So many Christian writers endlessly discuss the True Self verses the small self. To me it congeals into the simple concept of ‘The will not mine be done.’ Implying that as we follow or attempt to follow God’s Will for our lives, we begin to glimpse of what our God given image looks like. We will of course repeatedly fall and fail to live up to our Creators version of our Self.
MacDonald’s writings have inspired so many great writers, Christian mostly but some who were not. Those writers include: Lewis Carroll, W.H. Auden, C.S. Lewis, J.R.R. Tolkien, Walter de la Mare, E. Nesbit, Madeleine L’Engle, G. K. Chesterton, Elizabeth Yates, Oswald Chambers, Mark Twain and others.

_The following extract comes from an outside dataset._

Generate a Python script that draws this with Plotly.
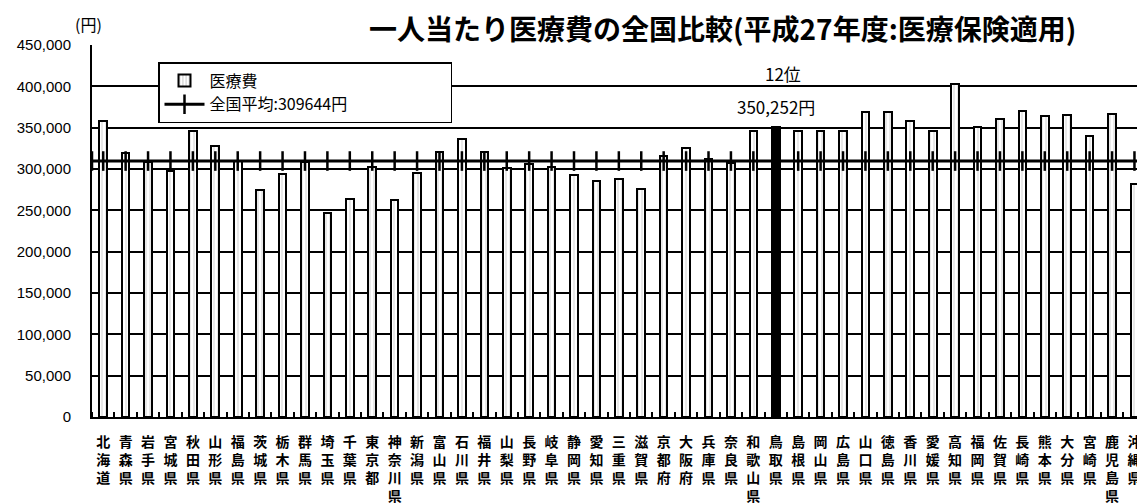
import plotly.graph_objects as go

prefectures = ["北海道","青森県","岩手県","宮城県","秋田県","山形県","福島県","茨城県","栃木県","群馬県",
               "埼玉県","千葉県","東京都","神奈川県","新潟県","富山県","石川県","福井県","山梨県","長野県",
               "岐阜県","静岡県","愛知県","三重県","滋賀県","京都府","大阪府","兵庫県","奈良県","和歌山県",
               "鳥取県","島根県","岡山県","広島県","山口県","徳島県","香川県","愛媛県","高知県","福岡県",
               "佐賀県","長崎県","熊本県","大分県","宮崎県","鹿児島県","沖縄県"]
costs = [357500, 319200, 309000, 297000, 346300, 328000, 310000, 274800, 293800, 309000,
         246600, 263500, 303000, 262700, 295000, 320000, 336600, 320400, 301800, 306000,
         302300, 293000, 284900, 288100, 276000, 316300, 325300, 312000, 307000, 345400,
         350252, 346300, 345400, 345400, 368400, 368400, 357500, 345400, 403100, 350300,
         360400, 369600, 363600, 365600, 340200, 366400, 281700]
national_avg = 309644
highlight = "鳥取県"
rank_text = "12位"
value_text = "350,252円"
y_ticks = [0, 50000, 100000, 150000, 200000, 250000, 300000, 350000, 400000, 450000]

xs = list(range(len(prefectures)))
ticktext = ["<br>".join(list(p)) for p in prefectures]
fill = ["black" if p == highlight else "white" for p in prefectures]
pat_shape = ["" if p == highlight else "|" for p in prefectures]

# page has an 8px body margin: figure drawn from (8, 8)
OFF = 8
W, H = 1145 - OFF, 504 - OFF
L, T, B = 92 - OFF, 45 - OFF, H - (417 - OFF)
PH = H - T - B


def px(x):
    return (x - 92) / 1053


def py(y):
    return (417 - y) / PH


pad = "<span style='color:white'>" + "\u00a0" * 26 + ".</span>"

fig = go.Figure()
fig.add_trace(go.Bar(
    x=xs, y=costs, name="医療費",
    width=0.34,
    marker=dict(color=fill, line=dict(color="black", width=2),
                pattern=dict(shape=pat_shape, fgcolor="black", bgcolor=fill, size=4, solidity=0.12)),
))
fig.add_trace(go.Scatter(
    x=[-0.5] + xs + [46.6], y=[national_avg] * (len(xs) + 2),
    mode="lines+markers", name="全国平均:309644円" + pad,
    line=dict(color="black", width=3),
    marker=dict(symbol="line-ns", size=14, line=dict(color="black", width=2.5)),
))

fig.update_layout(
    width=W, height=H,
    margin=dict(l=L, r=0, t=T, b=B),
    paper_bgcolor="white", plot_bgcolor="white",
    font=dict(family="Noto Sans CJK JP", color="black"),
    showlegend=True,
    legend=dict(x=px(158), y=py(62), xanchor="left", yanchor="top",
                bgcolor="white", bordercolor="black", borderwidth=1.5,
                font=dict(size=16, family="Noto Sans CJK JP"),
                tracegroupgap=0, itemwidth=40),
    bargap=0,
)
fig.update_xaxes(
    range=[-0.5, 46.47], tickmode="array", tickvals=xs, ticktext=ticktext,
    tickfont=dict(size=14, family="Noto Sans CJK JP", weight="bold"),
    showgrid=False, ticks="", ticklabelstandoff=11, automargin=False,
    showline=True, linecolor="black", linewidth=2,
    minor=dict(ticks="inside", tick0=0.5, dtick=1, ticklen=5, tickcolor="black", tickwidth=1.5),
    zeroline=False,
)
fig.update_yaxes(
    range=[0, 450000], tickmode="array", tickvals=y_ticks, tickformat=",",
    tickfont=dict(size=15, family="Liberation Sans"), automargin=False,
    showgrid=True, gridcolor="black", gridwidth=1.5,
    showline=True, linecolor="black", linewidth=2,
    zeroline=False, ticks="", ticklabelstandoff=16,
)
fig.add_annotation(text="一人当たり医療費の全国比較(平成27年度:医療保険適用)",
                   xref="paper", yref="paper", x=px(722), y=py(28),
                   xanchor="center", yanchor="middle", showarrow=False,
                   font=dict(size=28, family="Noto Sans CJK JP", weight="bold"))
fig.add_annotation(text="(円)", xref="paper", yref="paper", x=px(88), y=py(24),
                   xanchor="center", yanchor="middle", showarrow=False,
                   font=dict(size=16, family="Noto Sans CJK JP"))
fig.add_annotation(text=rank_text, xref="paper", yref="paper", x=px(783), y=py(73),
                   xanchor="center", yanchor="middle", showarrow=False,
                   font=dict(size=17, family="Noto Sans CJK JP"))
fig.add_annotation(text=value_text, xref="paper", yref="paper", x=px(776), y=py(107),
                   xanchor="center", yanchor="middle", showarrow=False,
                   font=dict(size=17, family="Noto Sans CJK JP"))

fig.write_html("out.html")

Ironically it is in our vain attempt to ‘discover who we are’ that leads to our eventual surrender. Below is a quote from George MacDonald that sums up what I am trying to say.
“Self
“Vain were the fancy, by treatise, or sermon, or poem, or tale, to persuade a man to forget himself. He cannot if he would. Sooner will he forget the presence of a raging tooth (I love the dental allusion). There is no forgetting of ourselves but in the finding of our deeper, our true self—God’s idea of us when He devised us—the Christ in us. Nothing but that self can displace the false, greedy, whining self, of which most of us are so fond and proud. And that self no man can find for himself…“but as many as received Him, to them gave He power to become the sons of God.”